Similarly, with regard to the trial system and prosecution system, the adoption and expansion of measures for both in-court and out-of-court dispute resolution (the expansion of ADR, the speeding up of trials, special courts for cases that require specialized knowledge and the introduction of court specialists) should have been carried out in the 1950s and 1960s to deal with the expansion of Japan's economic scale and the opposition and intensification of the interests of citizens of all walks of life. Most of these issues had already been indicated in the 1964 opinion of Provisional Judicial System Investigation Commission, but they were shelved by the three parties of the legal profession, especially the bar association.
These reforms are now about to be realized. It has already been 40 years. The wealth, profits and social justice lost during that time are immeasurable. Setting that aside, however, the problem is as follows.
That is to say, second is the impact on Japan's judicial system caused by the complete shift toward capitalism and globalization after the end of the Cold War. Specifically, as to the economy, due to the advent of an era of great competition (i.e., the phenomenon of the logic of capitalism sweeping the entire world as a result of the collapse of socialist systems), U.S. values and ways of thinking are overwhelming Japan's economic management. In the political realm, notwithstanding the Japan-U.S. cooperation policy based on the Japan-U.S. security system, the antagonism between the national interests of Japan and those of the U.S. based on the doctrine of sovereign statehood is gradually becoming clear.
Accordingly, in international relations, compromise and consensus through treaties and agreements are becoming important national strategies in all aspects of foreign policy, defense, commerce and culture. And those who can break through this national crisis and thereby maintain and extend Japan's national interests are the legal technocrats with excellent skills in the fields of defense, commerce and culture. The present "final opinion" does not respond to the issues presented by this second impact. The final opinion only included a mere three pages entitled "Dealing with Internationalization," and the proposals therein are based on the thinking of the Cold War era. In the World Trade Organization (WTO), the deregulation of professional services is being negotiated, and work toward the expanded application of the already-concluded "Rules Concerning Domestic Regulation of the Accounting Field" (December 1998) to the deregulation of professions such as attorneys, patent attorneys, licensed tax accountants (i.e., the freedom of the attorneys, etc. of WTO member nations to mutually provide host-country legal services in host countries) is progressing.
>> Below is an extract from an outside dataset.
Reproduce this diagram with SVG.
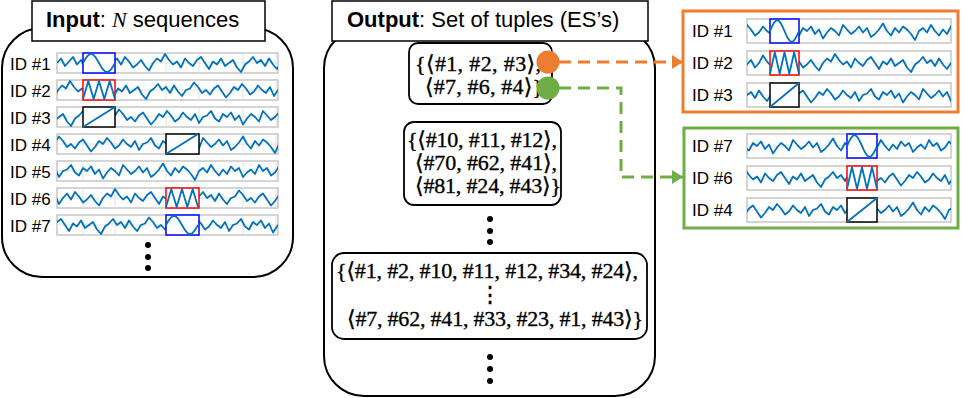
<svg xmlns="http://www.w3.org/2000/svg" xmlns:xlink="http://www.w3.org/1999/xlink" width="965" height="398" viewBox="0 0 965 398">
<style>
.lbl{font-family:"Liberation Sans",Arial,sans-serif;font-size:17px;fill:#000}
.ttl{font-family:"Liberation Sans",Arial,sans-serif;font-size:22px;fill:#000}
.math{font-family:"Liberation Serif","DejaVu Serif",serif;font-size:22px;fill:#000;stroke:#000;stroke-width:0.35}
.panel{fill:#fff;stroke:#000;stroke-width:2}
.tbox{fill:#fff;stroke:#000;stroke-width:1.5}
.ibox{fill:#fff;stroke:#000;stroke-width:1.8}
.strip{fill:#fff;stroke:#bdbdbd;stroke-width:1.3}
.grid{stroke:#e3e3e3;stroke-width:1;fill:none}
.nz{fill:none;stroke:#0072BD;stroke-width:1.8;stroke-linejoin:round}
.hb{fill:#fff;stroke-width:1.5}
.dot{fill:#000}
.con{fill:none;stroke-width:3;stroke-dasharray:12 7}
</style>
<defs>
<polyline id="nz" class="nz" vector-effect="non-scaling-stroke" transform="matrix(1,0,0,1.5,0,-5)" points="0,10 4,7 8,12 12,9 16,6 20,11 24,8 28,13 32,10 36,5 40,9 44,12 48,8 52,14 56,10 60,7 64,11 68,6 72,9 76,13 80,11 84,8 88,12 92,15 96,10 100,7 104,9 108,4 112,8 116,11 120,9 124,13 128,7 132,10 136,12 140,8 144,6 148,10 152,14 156,9 160,11 164,7 168,12 172,10 176,8 180,13 184,16 188,11 192,9 196,6 200,10 204,8 208,12 212,7 216,11 220,14 224,10 228,9 232,5 236,8 240,12 244,10 248,13 252,9 256,7 260,11 264,15 268,12 272,8 276,10 280,6 284,9 288,13 292,11 296,7 300,10 304,12 308,8 312,14 316,10 320,9 324,6 328,11 332,13 336,8 340,10 344,7 348,12 352,9 356,15 360,11 364,8 368,10 372,13 376,6 380,9 384,12 388,10 392,7 396,11 400,8 404,14 408,12 412,9 416,5 420,10 424,13 428,8 432,11 436,7 440,9 444,12 448,16 452,10 456,8 460,11 464,6 468,10 472,13 476,9 480,12 484,7 488,10 492,8 496,14 500,11 504,9 508,12 512,6 516,10 520,8 524,13 528,11 532,7 536,10 540,12 544,9 548,5 552,11 556,8 560,10"/>
<clipPath id="cl"><rect width="221" height="20"/></clipPath>
<clipPath id="cr"><rect width="204" height="24"/></clipPath>
<path id="sine" class="nz" vector-effect="non-scaling-stroke" d="M0,10 L2,6.6 4,3.6 6,1.7 8,1 10,1.7 12,3.6 14,6.6 16,10 18,13.4 20,16.4 22,18.3 24,19 26,18.3 28,16.4 30,13.4 32,10"/>
<path id="zig" class="nz" vector-effect="non-scaling-stroke" d="M0,19 L5.3,1 10.7,19 16,1 21.3,19 26.7,1 32,19"/>
<path id="diag" class="nz" vector-effect="non-scaling-stroke" d="M0,20 L32,0"/>
<marker id="ao" markerUnits="userSpaceOnUse" markerWidth="11" markerHeight="14" refX="11" refY="7" orient="auto"><path d="M0,0 L11,7 L0,14 Z" fill="#ED7D31"/></marker>
<marker id="ag" markerUnits="userSpaceOnUse" markerWidth="11" markerHeight="14" refX="11" refY="7" orient="auto"><path d="M0,0 L11,7 L0,14 Z" fill="#70AD47"/></marker>
</defs>

<!-- Input panel -->
<g id="input-panel">
<rect class="panel" x="2" y="28" width="291" height="249" rx="40"/>
<rect class="tbox" x="32" y="1" width="233" height="40"/>
<text class="ttl" x="46" y="27"><tspan font-weight="bold">Input</tspan>: <tspan font-family="Liberation Serif,serif" font-style="italic">N</tspan> sequences</text>
<circle class="dot" cx="148" cy="245" r="3"/><circle class="dot" cx="148" cy="257" r="3"/><circle class="dot" cx="148" cy="268" r="3"/>
</g>

<g id="in-1"><text class="lbl" x="10" y="69.5">ID #1</text>
<g transform="translate(57,53)"><rect class="strip" width="221" height="20"/><path class="grid" d="M26,0V20M58,0V20M109,0V20M142,0V20M186,0V20M219,0V20M0,10H221"/>
<g clip-path="url(#cl)"><use href="#nz" x="0"/></g>
<rect class="hb" x="26" width="32" height="20" stroke="#0000FF"/><use href="#sine" x="26"/></g></g>

<g id="in-2"><text class="lbl" x="10" y="96.5">ID #2</text>
<g transform="translate(57,80)"><rect class="strip" width="221" height="20"/><path class="grid" d="M26,0V20M58,0V20M109,0V20M142,0V20M186,0V20M219,0V20M0,10H221"/>
<g clip-path="url(#cl)"><use href="#nz" x="-95"/></g>
<rect class="hb" x="26" width="32" height="20" stroke="#FF0000"/><use href="#zig" x="26"/></g></g>

<g id="in-3"><text class="lbl" x="10" y="123.5">ID #3</text>
<g transform="translate(57,107)"><rect class="strip" width="221" height="20"/><path class="grid" d="M26,0V20M58,0V20M109,0V20M142,0V20M186,0V20M219,0V20M0,10H221"/>
<g clip-path="url(#cl)"><use href="#nz" x="-170"/></g>
<rect class="hb" x="26" width="32" height="20" stroke="#000"/><use href="#diag" x="26"/></g></g>

<g id="in-4"><text class="lbl" x="10" y="150.5">ID #4</text>
<g transform="translate(57,134)"><rect class="strip" width="221" height="20"/><path class="grid" d="M26,0V20M58,0V20M109,0V20M142,0V20M186,0V20M219,0V20M0,10H221"/>
<g clip-path="url(#cl)"><use href="#nz" x="-230"/></g>
<rect class="hb" x="109" width="33" height="20" stroke="#000"/><use href="#diag" x="109"/></g></g>

<g id="in-5"><text class="lbl" x="10" y="177.5">ID #5</text>
<g transform="translate(57,161)"><rect class="strip" width="221" height="20"/><path class="grid" d="M26,0V20M58,0V20M109,0V20M142,0V20M186,0V20M219,0V20M0,10H221"/>
<g clip-path="url(#cl)"><use href="#nz" x="-310"/></g></g></g>

<g id="in-6"><text class="lbl" x="10" y="204.5">ID #6</text>
<g transform="translate(57,188)"><rect class="strip" width="221" height="20"/><path class="grid" d="M26,0V20M58,0V20M109,0V20M142,0V20M186,0V20M219,0V20M0,10H221"/>
<g clip-path="url(#cl)"><use href="#nz" x="-50"/></g>
<rect class="hb" x="109" width="33" height="20" stroke="#FF0000"/><use href="#zig" x="109"/></g></g>

<g id="in-7"><text class="lbl" x="10" y="231.5">ID #7</text>
<g transform="translate(57,215)"><rect class="strip" width="221" height="20"/><path class="grid" d="M26,0V20M58,0V20M109,0V20M142,0V20M186,0V20M219,0V20M0,10H221"/>
<g clip-path="url(#cl)"><use href="#nz" x="-140"/></g>
<rect class="hb" x="109" width="33" height="20" stroke="#0000FF"/><use href="#sine" x="109"/></g></g>

<!-- Output panel -->
<g id="output-panel">
<rect class="panel" x="324" y="28" width="331" height="368" rx="40"/>
<rect class="tbox" x="332" y="1" width="316" height="40"/>
<text class="ttl" x="347" y="27"><tspan font-weight="bold">Output</tspan>: Set of tuples (ES’s)</text>
<circle class="dot" cx="490" cy="219" r="3"/><circle class="dot" cx="490" cy="231" r="3"/><circle class="dot" cx="490" cy="242" r="3"/>
<circle class="dot" cx="490" cy="357" r="3"/><circle class="dot" cx="490" cy="369" r="3"/><circle class="dot" cx="490" cy="381" r="3"/>
</g>

<g id="es-1">
<rect class="ibox" x="409" y="43" width="143" height="61" rx="9"/>
<text class="math" x="415" y="71" textLength="126">{⟨#1, #2, #3⟩,</text>
<text class="math" x="425" y="94" textLength="118">⟨#7, #6, #4⟩}</text>
</g>

<g id="es-2">
<rect class="ibox" x="404" y="122" width="157" height="83" rx="10"/>
<text class="math" x="407" y="147" textLength="150">{⟨#10, #11, #12⟩,</text>
<text class="math" x="415" y="170" textLength="142">⟨#70, #62, #41⟩,</text>
<text class="math" x="415" y="193" textLength="146">⟨#81, #24, #43⟩}</text>
</g>

<g id="es-3">
<rect class="ibox" x="332" y="253" width="315" height="86" rx="12"/>
<text class="math" x="336" y="277.5" textLength="302">{⟨#1, #2, #10, #11, #12, #34, #24⟩,</text>
<text class="math" x="490" y="301.5" text-anchor="middle" font-size="10" stroke-width="0">⋮</text>
<text class="math" x="347" y="325.5" textLength="296">⟨#7, #62, #41, #33, #23, #1, #43⟩}</text>
</g>

<!-- Orange detail -->
<g id="detail-orange">
<rect x="683" y="11" width="275" height="101" fill="#fff" stroke="#ED7D31" stroke-width="3"/>
<text class="lbl" x="692" y="37">ID #1</text>
<g transform="translate(747,19)"><rect class="strip" width="204" height="24"/><path class="grid" d="M0,12H204"/>
<g clip-path="url(#cr)"><use href="#nz" x="-280" y="2"/></g>
<rect class="hb" x="23" width="29" height="24" stroke="#0000FF"/><use href="#sine" transform="translate(23,0) scale(0.906,1.2)"/></g>
<text class="lbl" x="692" y="69">ID #2</text>
<g transform="translate(747,51)"><rect class="strip" width="204" height="24"/><path class="grid" d="M0,12H204"/>
<g clip-path="url(#cr)"><use href="#nz" x="-20" y="2"/></g>
<rect class="hb" x="23" width="29" height="24" stroke="#FF0000"/><use href="#zig" transform="translate(23,0) scale(0.906,1.2)"/></g>
<text class="lbl" x="692" y="101">ID #3</text>
<g transform="translate(747,83)"><rect class="strip" width="204" height="24"/><path class="grid" d="M0,12H204"/>
<g clip-path="url(#cr)"><use href="#nz" x="-200" y="2"/></g>
<rect class="hb" x="23" width="29" height="24" stroke="#000"/><use href="#diag" transform="translate(23,0) scale(0.906,1.2)"/></g>
</g>

<!-- Green detail -->
<g id="detail-green">
<rect x="684" y="128" width="274" height="100" fill="#fff" stroke="#70AD47" stroke-width="3"/>
<text class="lbl" x="692" y="152">ID #7</text>
<g transform="translate(747,134)"><rect class="strip" width="204" height="24"/><path class="grid" d="M0,12H204"/>
<g clip-path="url(#cr)"><use href="#nz" x="-330" y="2"/></g>
<rect class="hb" x="100" width="30" height="24" stroke="#0000FF"/><use href="#sine" transform="translate(100,0) scale(0.9375,1.2)"/></g>
<text class="lbl" x="692" y="184">ID #6</text>
<g transform="translate(747,166)"><rect class="strip" width="204" height="24"/><path class="grid" d="M0,12H204"/>
<g clip-path="url(#cr)"><use href="#nz" x="-110" y="2"/></g>
<rect class="hb" x="100" width="30" height="24" stroke="#FF0000"/><use href="#zig" transform="translate(100,0) scale(0.9375,1.2)"/></g>
<text class="lbl" x="692" y="216">ID #4</text>
<g transform="translate(747,198)"><rect class="strip" width="204" height="24"/><path class="grid" d="M0,12H204"/>
<g clip-path="url(#cr)"><use href="#nz" x="-250" y="2"/></g>
<rect class="hb" x="100" width="30" height="24" stroke="#000"/><use href="#diag" transform="translate(100,0) scale(0.9375,1.2)"/></g>
</g>

<!-- Connectors -->
<g id="connectors">
<path class="con" stroke="#ED7D31" d="M559,62 H683" marker-end="url(#ao)"/>
<path class="con" stroke="#70AD47" d="M559,88 H621 V177 H683" marker-end="url(#ag)"/>
<circle cx="548" cy="62" r="11.5" fill="#ED7D31"/>
<circle cx="548" cy="88" r="11.5" fill="#70AD47"/>
</g>
</svg>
Within the European Union, professionals are deregulated, and the lawyers and accountants of each member nation are working under reciprocal admissions.
Successful applicants to the national bar exam of Korea will number 1,000 this year and are expected to number 1,100 next year, and China is boldly attempting to rival the legalistic United States by achieving an infrastructure of 500,000 lawyers over the next several years.
Japan, in between the legal strategies of these great powers, is ignorant of the common sense of international law and even hesitates to exercise the collective right of self-defense.
At present, the aim of judicial reform should be achieving the justice of law not in domestic, but in foreign relations (foreign policy, commerce and professional services) and thereby securing the interests of Japan. We should learn from the history of our Meiji predecessors securing the position of a first-class power by adopting international law as supreme law.

(Author: The form of question and answer was taken to clarify the issues.)